**Your objective**
Omitting the pictures, copy exactly each line from the one containing "Rebuild this chart" up to and including the one containing "from matplotlib.ticker import FuncFormatter".

[Stored items from a collection]

## start

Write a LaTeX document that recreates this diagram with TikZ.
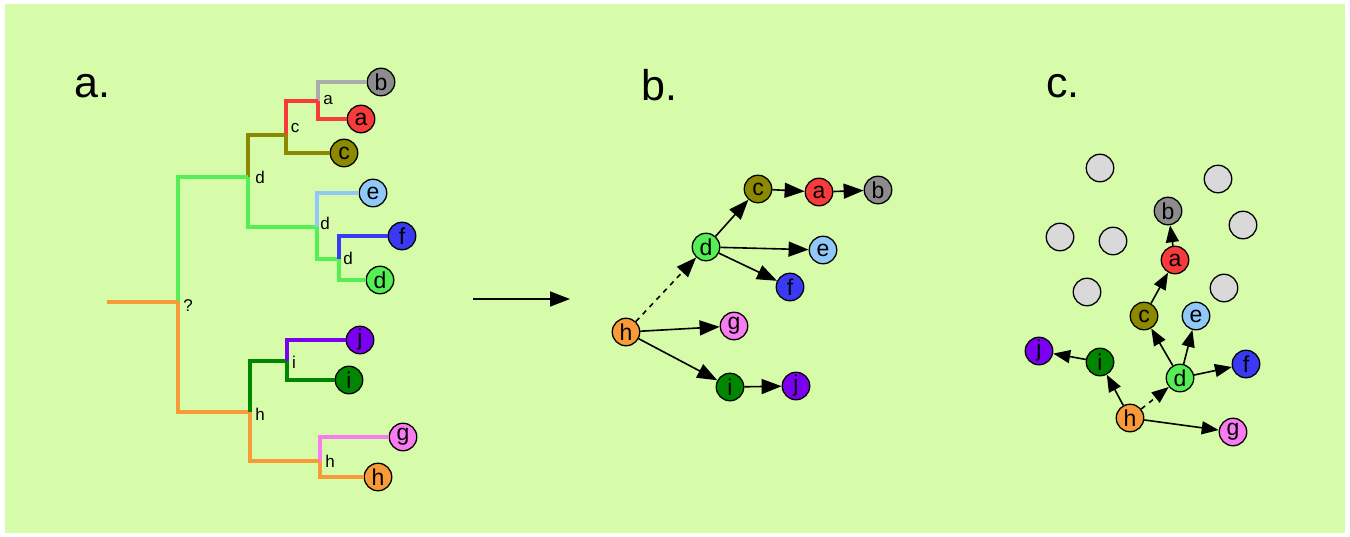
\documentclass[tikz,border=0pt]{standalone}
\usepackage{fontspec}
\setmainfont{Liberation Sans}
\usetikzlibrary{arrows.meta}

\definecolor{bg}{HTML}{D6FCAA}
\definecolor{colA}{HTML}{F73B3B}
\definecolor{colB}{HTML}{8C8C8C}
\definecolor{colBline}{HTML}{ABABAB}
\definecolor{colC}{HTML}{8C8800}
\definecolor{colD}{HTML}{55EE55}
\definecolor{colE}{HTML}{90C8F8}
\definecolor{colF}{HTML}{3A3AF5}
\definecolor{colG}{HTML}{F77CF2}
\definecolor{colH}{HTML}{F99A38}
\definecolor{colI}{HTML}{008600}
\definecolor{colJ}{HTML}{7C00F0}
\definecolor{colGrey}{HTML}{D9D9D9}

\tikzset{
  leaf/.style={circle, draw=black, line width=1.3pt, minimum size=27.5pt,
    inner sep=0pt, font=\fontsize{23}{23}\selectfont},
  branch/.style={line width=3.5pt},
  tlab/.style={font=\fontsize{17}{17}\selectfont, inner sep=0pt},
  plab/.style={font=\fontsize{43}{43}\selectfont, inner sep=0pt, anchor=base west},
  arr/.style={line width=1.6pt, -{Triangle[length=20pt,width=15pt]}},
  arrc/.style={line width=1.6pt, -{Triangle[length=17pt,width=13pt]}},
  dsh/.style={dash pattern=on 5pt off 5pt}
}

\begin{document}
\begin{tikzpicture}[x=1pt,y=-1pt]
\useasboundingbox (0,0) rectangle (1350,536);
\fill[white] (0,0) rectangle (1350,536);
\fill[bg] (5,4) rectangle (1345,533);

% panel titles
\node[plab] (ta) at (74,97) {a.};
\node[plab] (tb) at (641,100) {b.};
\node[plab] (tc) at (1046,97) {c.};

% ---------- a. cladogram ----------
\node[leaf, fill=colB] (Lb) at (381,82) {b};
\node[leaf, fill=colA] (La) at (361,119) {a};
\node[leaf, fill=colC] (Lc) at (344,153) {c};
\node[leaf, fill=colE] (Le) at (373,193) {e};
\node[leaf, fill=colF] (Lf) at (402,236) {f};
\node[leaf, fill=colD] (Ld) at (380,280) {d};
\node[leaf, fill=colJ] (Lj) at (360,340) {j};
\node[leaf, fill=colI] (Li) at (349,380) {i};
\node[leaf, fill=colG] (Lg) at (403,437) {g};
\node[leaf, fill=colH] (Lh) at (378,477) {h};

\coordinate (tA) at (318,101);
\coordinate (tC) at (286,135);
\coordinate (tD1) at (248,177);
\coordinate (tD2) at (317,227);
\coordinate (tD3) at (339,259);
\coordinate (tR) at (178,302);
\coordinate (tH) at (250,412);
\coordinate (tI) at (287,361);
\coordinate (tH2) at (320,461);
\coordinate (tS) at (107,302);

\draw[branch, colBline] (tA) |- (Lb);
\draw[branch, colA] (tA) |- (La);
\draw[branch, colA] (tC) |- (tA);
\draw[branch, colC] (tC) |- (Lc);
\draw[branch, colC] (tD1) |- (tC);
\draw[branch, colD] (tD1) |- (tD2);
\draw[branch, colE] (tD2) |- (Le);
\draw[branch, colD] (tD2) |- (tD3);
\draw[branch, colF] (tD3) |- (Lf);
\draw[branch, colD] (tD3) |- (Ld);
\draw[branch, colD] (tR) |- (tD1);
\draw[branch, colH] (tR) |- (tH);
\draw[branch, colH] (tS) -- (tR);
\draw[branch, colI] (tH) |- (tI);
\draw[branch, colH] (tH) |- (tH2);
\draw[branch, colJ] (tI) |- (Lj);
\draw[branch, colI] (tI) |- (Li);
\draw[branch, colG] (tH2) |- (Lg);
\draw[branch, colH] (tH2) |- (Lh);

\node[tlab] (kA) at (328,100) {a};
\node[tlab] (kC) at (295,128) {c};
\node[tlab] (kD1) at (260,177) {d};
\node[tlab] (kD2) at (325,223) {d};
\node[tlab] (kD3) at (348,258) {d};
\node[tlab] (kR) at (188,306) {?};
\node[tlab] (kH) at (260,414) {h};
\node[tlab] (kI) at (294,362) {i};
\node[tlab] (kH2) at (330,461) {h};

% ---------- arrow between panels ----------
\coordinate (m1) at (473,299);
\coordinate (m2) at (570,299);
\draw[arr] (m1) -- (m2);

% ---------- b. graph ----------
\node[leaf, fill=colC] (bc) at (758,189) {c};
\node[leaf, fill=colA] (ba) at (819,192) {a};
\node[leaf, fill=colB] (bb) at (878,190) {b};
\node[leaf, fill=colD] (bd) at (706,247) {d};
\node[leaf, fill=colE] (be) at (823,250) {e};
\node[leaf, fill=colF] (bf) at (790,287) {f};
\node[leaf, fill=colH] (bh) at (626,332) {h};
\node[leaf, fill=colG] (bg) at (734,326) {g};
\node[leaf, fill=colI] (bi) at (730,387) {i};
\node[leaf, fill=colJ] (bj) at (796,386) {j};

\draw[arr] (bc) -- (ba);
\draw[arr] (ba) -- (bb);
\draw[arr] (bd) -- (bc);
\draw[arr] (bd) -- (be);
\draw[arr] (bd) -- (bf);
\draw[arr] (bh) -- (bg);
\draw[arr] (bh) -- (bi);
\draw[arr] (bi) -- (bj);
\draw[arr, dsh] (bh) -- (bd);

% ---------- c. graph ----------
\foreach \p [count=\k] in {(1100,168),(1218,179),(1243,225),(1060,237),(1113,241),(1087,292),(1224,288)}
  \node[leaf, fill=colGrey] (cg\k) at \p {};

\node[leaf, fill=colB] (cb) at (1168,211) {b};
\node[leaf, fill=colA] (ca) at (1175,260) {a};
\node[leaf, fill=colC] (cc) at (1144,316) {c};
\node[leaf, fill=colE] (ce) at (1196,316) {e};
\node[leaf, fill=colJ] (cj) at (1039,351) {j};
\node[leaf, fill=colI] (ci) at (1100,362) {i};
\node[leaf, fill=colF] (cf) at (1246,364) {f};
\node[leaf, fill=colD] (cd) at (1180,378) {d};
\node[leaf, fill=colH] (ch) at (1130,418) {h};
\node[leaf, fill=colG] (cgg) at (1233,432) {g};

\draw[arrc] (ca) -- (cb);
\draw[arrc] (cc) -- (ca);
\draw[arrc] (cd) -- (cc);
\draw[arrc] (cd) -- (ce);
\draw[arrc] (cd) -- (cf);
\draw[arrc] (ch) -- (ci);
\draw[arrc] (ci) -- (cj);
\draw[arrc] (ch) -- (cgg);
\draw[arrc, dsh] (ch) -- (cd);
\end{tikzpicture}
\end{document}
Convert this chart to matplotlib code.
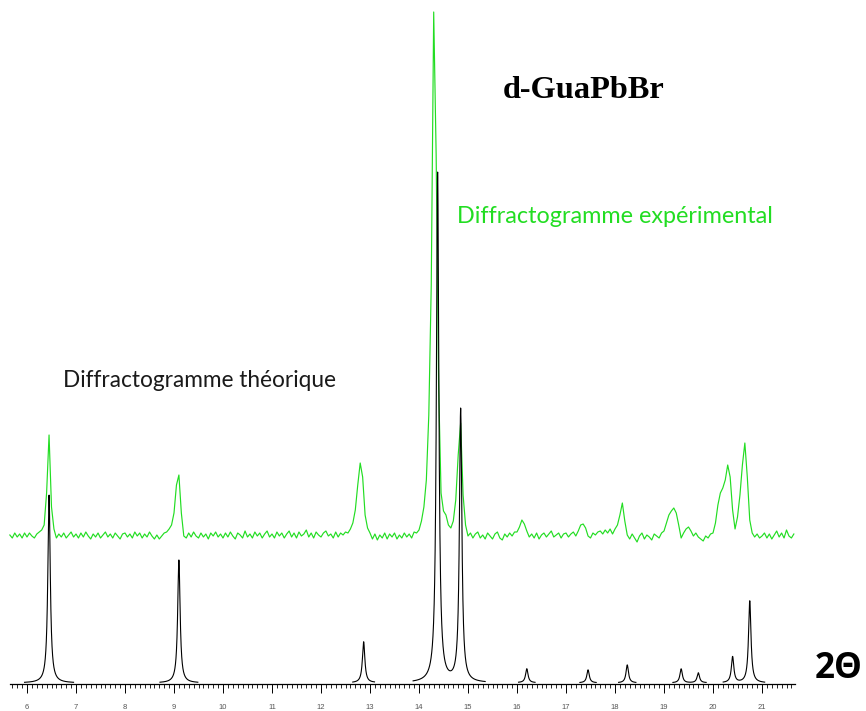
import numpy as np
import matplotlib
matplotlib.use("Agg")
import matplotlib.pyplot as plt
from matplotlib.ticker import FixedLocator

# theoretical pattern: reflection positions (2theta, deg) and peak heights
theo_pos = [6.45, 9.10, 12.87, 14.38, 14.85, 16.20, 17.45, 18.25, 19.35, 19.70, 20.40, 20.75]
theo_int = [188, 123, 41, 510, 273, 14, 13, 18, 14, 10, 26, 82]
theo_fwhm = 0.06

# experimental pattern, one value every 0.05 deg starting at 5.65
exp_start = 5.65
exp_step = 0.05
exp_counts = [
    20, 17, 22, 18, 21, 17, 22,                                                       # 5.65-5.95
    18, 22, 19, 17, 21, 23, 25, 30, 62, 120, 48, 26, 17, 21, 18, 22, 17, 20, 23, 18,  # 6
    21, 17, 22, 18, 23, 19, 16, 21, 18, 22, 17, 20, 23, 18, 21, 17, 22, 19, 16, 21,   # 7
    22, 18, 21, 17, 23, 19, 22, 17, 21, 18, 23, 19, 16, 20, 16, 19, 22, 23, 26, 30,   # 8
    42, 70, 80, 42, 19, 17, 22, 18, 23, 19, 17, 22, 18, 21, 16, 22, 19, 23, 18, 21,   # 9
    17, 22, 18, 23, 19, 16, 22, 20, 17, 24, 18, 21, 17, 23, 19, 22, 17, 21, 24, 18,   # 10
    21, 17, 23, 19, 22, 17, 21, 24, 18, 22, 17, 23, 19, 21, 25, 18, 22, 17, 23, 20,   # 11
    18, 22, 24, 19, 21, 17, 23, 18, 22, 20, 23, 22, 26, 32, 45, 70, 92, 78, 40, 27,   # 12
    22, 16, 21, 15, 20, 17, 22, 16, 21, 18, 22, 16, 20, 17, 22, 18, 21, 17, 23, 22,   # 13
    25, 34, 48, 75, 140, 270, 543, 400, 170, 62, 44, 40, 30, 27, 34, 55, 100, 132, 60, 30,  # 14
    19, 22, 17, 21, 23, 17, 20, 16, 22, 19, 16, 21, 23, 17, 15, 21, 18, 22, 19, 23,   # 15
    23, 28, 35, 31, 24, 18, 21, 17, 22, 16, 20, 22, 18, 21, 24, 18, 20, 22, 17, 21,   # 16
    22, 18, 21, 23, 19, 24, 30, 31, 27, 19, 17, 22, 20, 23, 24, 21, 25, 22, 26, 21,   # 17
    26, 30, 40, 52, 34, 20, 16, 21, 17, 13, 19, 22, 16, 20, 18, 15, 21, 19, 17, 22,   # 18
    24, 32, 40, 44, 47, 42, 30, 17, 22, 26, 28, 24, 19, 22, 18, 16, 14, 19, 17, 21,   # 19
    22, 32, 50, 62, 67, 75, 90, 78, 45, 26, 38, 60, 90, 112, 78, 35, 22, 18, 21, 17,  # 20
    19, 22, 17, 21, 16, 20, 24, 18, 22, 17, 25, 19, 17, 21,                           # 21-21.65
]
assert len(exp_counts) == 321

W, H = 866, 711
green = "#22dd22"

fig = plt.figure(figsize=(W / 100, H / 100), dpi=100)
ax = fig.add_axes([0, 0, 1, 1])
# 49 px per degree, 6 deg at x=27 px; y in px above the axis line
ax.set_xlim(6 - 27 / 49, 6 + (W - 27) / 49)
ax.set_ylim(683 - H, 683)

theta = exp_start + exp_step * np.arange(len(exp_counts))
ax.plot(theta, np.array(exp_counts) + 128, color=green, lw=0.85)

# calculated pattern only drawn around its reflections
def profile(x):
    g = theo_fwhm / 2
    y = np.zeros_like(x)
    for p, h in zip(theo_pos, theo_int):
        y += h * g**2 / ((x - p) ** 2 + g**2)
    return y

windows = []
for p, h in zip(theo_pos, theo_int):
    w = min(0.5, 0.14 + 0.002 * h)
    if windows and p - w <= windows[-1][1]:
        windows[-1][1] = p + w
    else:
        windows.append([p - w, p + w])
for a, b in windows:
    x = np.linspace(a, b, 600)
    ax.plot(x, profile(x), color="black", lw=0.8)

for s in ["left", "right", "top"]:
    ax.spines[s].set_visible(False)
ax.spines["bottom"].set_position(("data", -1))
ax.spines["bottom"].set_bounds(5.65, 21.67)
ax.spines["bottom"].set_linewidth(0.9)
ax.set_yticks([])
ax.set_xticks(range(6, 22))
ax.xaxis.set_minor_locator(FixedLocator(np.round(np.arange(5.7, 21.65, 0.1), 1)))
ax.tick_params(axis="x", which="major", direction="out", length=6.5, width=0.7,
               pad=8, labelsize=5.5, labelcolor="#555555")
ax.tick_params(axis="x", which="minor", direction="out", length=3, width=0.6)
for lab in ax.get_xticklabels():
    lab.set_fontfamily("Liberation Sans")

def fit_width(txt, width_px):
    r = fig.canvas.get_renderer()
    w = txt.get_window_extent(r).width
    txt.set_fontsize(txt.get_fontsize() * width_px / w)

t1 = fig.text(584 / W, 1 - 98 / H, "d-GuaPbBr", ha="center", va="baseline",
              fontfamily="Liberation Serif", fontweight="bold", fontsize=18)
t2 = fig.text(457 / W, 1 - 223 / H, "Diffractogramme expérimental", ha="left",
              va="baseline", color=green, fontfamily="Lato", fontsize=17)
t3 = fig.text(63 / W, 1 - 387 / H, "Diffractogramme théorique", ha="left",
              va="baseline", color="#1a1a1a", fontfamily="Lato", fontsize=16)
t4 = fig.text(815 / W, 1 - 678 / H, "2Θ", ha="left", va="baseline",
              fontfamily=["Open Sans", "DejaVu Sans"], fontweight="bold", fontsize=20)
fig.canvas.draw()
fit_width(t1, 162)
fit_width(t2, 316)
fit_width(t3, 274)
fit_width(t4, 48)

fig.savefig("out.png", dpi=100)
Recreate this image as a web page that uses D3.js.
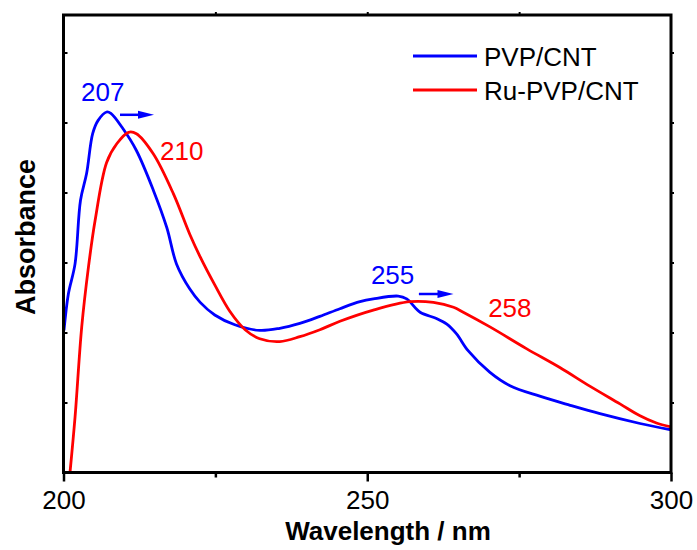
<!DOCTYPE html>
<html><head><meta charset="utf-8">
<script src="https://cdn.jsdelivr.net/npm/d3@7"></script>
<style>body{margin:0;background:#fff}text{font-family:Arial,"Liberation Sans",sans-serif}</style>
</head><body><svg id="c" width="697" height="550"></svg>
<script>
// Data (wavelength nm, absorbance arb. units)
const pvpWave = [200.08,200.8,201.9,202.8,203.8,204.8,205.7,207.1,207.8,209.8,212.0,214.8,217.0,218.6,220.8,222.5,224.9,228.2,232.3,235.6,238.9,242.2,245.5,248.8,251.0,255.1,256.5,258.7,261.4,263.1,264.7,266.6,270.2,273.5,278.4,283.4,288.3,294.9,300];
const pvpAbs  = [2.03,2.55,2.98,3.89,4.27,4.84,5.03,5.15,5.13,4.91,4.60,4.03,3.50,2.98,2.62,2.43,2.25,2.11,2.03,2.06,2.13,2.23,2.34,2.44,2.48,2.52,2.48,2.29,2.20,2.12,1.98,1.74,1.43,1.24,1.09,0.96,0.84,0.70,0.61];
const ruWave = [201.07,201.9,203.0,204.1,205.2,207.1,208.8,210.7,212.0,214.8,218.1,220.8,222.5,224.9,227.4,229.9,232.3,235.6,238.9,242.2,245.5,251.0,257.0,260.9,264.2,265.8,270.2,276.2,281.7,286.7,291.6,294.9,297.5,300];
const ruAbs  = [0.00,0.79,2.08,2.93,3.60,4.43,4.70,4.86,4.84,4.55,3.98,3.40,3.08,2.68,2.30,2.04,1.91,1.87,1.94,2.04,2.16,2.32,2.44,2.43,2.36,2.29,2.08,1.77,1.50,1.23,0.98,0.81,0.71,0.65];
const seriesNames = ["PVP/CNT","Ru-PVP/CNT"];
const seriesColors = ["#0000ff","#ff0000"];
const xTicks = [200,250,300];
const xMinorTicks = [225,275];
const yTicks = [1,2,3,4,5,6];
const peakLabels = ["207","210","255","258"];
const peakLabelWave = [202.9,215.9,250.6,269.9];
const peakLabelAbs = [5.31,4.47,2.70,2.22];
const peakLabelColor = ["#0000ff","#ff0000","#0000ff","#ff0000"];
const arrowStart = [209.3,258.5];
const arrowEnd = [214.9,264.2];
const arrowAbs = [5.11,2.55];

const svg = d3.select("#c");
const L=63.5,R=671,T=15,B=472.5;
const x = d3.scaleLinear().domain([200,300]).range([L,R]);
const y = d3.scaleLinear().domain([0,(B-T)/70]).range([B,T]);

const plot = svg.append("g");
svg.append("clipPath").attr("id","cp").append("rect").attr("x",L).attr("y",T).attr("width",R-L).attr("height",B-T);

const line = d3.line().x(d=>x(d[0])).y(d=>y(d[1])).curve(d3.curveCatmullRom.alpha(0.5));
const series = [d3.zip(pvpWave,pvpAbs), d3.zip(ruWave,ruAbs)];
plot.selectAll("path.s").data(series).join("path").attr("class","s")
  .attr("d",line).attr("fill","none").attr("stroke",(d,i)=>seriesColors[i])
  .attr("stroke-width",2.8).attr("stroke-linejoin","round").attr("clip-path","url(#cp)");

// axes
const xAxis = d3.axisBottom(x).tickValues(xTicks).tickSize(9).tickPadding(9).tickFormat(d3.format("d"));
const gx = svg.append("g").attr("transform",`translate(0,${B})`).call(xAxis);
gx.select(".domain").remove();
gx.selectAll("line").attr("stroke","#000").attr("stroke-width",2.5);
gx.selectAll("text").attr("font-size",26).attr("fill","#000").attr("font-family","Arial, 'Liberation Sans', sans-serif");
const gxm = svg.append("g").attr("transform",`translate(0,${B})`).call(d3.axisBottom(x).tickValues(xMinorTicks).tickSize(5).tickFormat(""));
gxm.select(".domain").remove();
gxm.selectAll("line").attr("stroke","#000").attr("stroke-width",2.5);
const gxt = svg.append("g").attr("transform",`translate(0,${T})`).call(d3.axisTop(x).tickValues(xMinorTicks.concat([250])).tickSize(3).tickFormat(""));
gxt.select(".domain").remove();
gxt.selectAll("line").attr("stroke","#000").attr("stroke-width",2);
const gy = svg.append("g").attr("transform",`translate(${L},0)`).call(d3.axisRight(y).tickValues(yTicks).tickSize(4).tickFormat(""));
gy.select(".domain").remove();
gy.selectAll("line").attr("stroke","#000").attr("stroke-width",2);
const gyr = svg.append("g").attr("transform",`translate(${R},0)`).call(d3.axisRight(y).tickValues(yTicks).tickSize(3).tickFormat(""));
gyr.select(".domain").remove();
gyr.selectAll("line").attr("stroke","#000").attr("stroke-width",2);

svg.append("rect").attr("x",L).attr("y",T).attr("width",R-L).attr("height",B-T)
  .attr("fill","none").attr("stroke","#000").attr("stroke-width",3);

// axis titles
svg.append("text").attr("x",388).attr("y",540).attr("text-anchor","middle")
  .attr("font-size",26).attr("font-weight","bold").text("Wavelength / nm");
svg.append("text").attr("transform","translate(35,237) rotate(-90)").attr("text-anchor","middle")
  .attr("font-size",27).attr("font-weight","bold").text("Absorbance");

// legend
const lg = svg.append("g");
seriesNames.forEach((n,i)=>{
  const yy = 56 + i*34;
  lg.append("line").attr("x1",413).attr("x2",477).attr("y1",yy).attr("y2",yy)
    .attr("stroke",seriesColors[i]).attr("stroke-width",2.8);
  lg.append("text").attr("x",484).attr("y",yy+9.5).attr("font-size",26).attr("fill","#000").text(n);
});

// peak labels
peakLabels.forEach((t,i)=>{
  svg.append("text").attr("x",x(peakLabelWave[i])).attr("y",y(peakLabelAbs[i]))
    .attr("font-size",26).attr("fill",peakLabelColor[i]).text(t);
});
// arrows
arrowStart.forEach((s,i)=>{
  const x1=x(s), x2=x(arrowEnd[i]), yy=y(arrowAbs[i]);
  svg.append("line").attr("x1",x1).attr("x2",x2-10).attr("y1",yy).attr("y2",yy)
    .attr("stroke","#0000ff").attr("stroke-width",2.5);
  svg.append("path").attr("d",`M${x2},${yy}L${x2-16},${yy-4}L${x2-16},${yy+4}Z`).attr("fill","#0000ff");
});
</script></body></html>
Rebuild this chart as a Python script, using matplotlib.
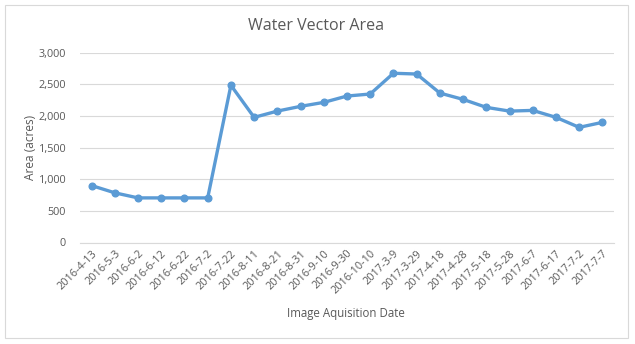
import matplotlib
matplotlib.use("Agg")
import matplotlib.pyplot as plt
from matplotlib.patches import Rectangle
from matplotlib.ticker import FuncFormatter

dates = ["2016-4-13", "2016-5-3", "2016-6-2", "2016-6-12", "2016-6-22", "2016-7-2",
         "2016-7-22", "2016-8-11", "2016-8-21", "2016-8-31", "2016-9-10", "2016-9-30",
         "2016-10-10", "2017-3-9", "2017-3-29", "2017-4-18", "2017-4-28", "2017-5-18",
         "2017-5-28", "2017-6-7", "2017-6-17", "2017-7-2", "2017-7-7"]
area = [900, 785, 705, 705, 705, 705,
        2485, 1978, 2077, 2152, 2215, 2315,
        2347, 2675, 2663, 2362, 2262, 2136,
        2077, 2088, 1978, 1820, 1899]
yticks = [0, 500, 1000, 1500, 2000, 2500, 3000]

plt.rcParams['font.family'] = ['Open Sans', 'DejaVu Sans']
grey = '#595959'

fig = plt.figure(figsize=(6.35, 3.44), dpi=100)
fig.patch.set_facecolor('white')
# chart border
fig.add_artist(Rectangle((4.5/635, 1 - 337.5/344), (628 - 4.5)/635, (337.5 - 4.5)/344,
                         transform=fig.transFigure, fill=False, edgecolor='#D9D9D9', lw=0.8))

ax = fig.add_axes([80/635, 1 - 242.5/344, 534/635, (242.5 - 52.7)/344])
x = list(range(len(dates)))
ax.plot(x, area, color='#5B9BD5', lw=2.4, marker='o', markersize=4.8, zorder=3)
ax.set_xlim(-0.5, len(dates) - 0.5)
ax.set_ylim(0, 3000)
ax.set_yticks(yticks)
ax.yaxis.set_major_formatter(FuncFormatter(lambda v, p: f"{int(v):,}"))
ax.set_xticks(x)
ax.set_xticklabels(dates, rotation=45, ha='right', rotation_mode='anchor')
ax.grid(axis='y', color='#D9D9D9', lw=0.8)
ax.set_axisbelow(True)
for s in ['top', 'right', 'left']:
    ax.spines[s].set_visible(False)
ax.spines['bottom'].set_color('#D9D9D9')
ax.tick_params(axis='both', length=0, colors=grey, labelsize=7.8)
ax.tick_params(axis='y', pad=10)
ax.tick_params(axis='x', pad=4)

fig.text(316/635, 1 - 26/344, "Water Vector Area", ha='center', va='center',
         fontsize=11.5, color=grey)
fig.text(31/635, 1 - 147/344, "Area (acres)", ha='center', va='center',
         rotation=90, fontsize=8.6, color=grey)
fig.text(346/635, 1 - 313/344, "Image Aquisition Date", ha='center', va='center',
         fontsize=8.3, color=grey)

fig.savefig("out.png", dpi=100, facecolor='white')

## end

**Solution to the exercise**
Rebuild this chart as a Python script, using matplotlib.
import matplotlib
matplotlib.use("Agg")
import matplotlib.pyplot as plt
from matplotlib.patches import Rectangle
from matplotlib.ticker import FuncFormatter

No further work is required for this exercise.